サラブレッドの血統 |
サラブレッド
サラブレッドとはthorough(完全に)、bred(改良されたもの)という意味。17世紀にイギリスの在来牝馬に東洋から輸入したアラブ種の牡馬を交配したのがルーツ。その中から優秀な競走成績を残した牡馬を選んで種牡馬とし、より速く走れる馬を作りつづけてきた。その改良の試みは現在もなお、世界中で行われている。競馬がブラッドスポーツ(血統のスポーツ)といわれるのは、こうした歴史的な理由による。ただし、血統をいくら詳細に検証してもレースの勝ち馬がわかるわけではない。血統はその馬の個性を推理するときの、1つの手がかりとして楽しむといいだろう。
血統に注目する理由
競馬でしばしば血統がいい、良血馬、短距離血統、長距離血統といったコメントを耳にする。競馬新聞の出走場名欄にも父馬、母馬、母の父馬が記されていて、競馬において血統が重要なファクターになっていることがわかる。血統とはその馬の先祖をさかのぼり、先祖の名馬が残したレース成績や繁殖成績を中心に、馬格や性格など競走馬にとって必要と思われる情報を集積したものといえる。
血統がいい
実績のある種牡馬と血統的に優れた牝馬との間に生まれた産駒のこと。母馬が血統的に優れているというのは、母親自身が一流の競走馬だったり、その牝系から優秀な競走馬がたくさん出ている場合をいう。
血統登録のない競走馬はいない
世界中のすべての競走馬は血統が記録されている。逆にいうと、血統登録証明書を持たない馬は競走馬にはなれない。元祖は1793年にイギリスで発行された『ジェネラル・スタッド・ブック』で、以後各国で刊行された。日本では1941年に日本競馬会が、出版し、現在は日本軽種馬登録協会が管理している。2009年には日本国内で6907頭が血統登録証明書を発行されている。現在は固体識別のため、仔馬のうちにマイクロチップを埋め込む処理が推進されている。
血統には父系と牝系がある
父方の血統を父系、母方の血統を牝系という。

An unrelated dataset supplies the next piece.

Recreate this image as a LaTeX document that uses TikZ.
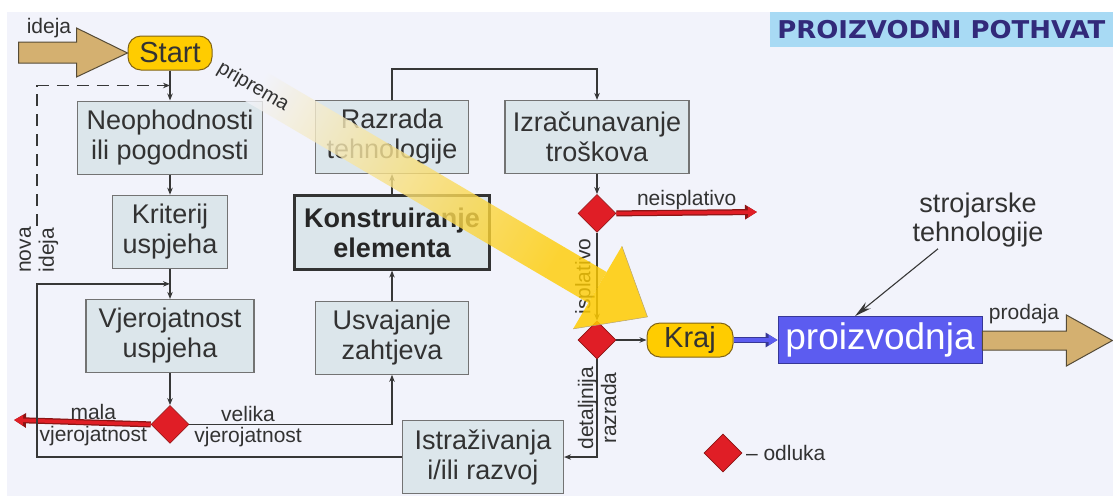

競馬で血統を楽しむレベルなら、父(サイアー)とその父系、母、母の父(ブルードメア・サイアー)、母の母(祖母)、その母(3代目)ぐらいまでの14頭を調べるのが一般的だ。どんなに詳しくても5代で十分だろう。
|
主な大種牡馬 |
サンデーサイレンス系
日本では2009年のリーディングサイアーランキング・ベスト10中5頭がサンデーサイレンス(1986年生まれ)の直仔種牡馬が占め、サンデーサイレンス系が隆盛を誇っている。
ノーザンダンサー(1961年生まれ)
70年代に世界を席巻した血統。世代を重ねて枝分かれした中ではサドラーズウェルズ系とダンジグ〜グリーンデザート系が主流。日本ではノーザンテーストが80〜90年代にかけて一時代を築いた。
ミスタープロスペクター(1973年生まれ)
80年代末のアメリカ競馬で台頭してきた血統。当初はダートの短距離向きとみられていた。だが、世代を重ねるごとに活躍の場を世界的に広げ、1つのイメージでくくるのはむずかしい。日本ではキングカメハメハが好成績を挙げている。
ヘイルトゥリーズン(1958年生まれ)
直仔種牡馬は多かったが徐々に淘汰され、現在はほぼヘイロー系とロベルト系に二分される。日本ではヘイロー直仔のサンデーサイレンス、ロベルト系のブライアンズタイムを起点に勢力を伸ばしている。
ナスルーラ(1940年生まれ)
枝分かれの多い父系で、日本ではテスコボーイ(代表産駒・トウショウボーイ、サクラユタカオー)、ミルジョージ(代表産駒・ミホノブルボン・イナリワン)が成功。現在はサクラバシンオー、ジャングルポケットなどが活躍している。 |
血統表を見てみよう |
ローズキングダムの血統表
牡 黒鹿毛 2007.5.10生 北海道安平
キングカメハメハ
鹿毛 2001 |
kingmambo
鹿毛 1990 |
Mr.Prospector |
Miesque |
マンファス IRE
黒鹿毛 1991 |
ラストタイクーン IRE
|
Pirot Bird |
ローズバド
青毛 1998 |
サンデーサイレンス USA
青鹿毛 1991 |
Halo |
Wishing Well |
ロゼカラー
鹿毛 1993 |
Shirley Heights |
ローザネイ FR |
ローズキングダムの場合、キングカメハメハ〜キングマンボ〜ミスタープロスペクターとさかのぼるのが父系。ローズバド〜ロゼカラー〜ローザネイとさかのぼるのが牝系。カタカナ表記+国名表記があるのは輸入馬、アルファベット表記は外国馬。なおIRE=アイルランド、FR=フランス、数字は生年。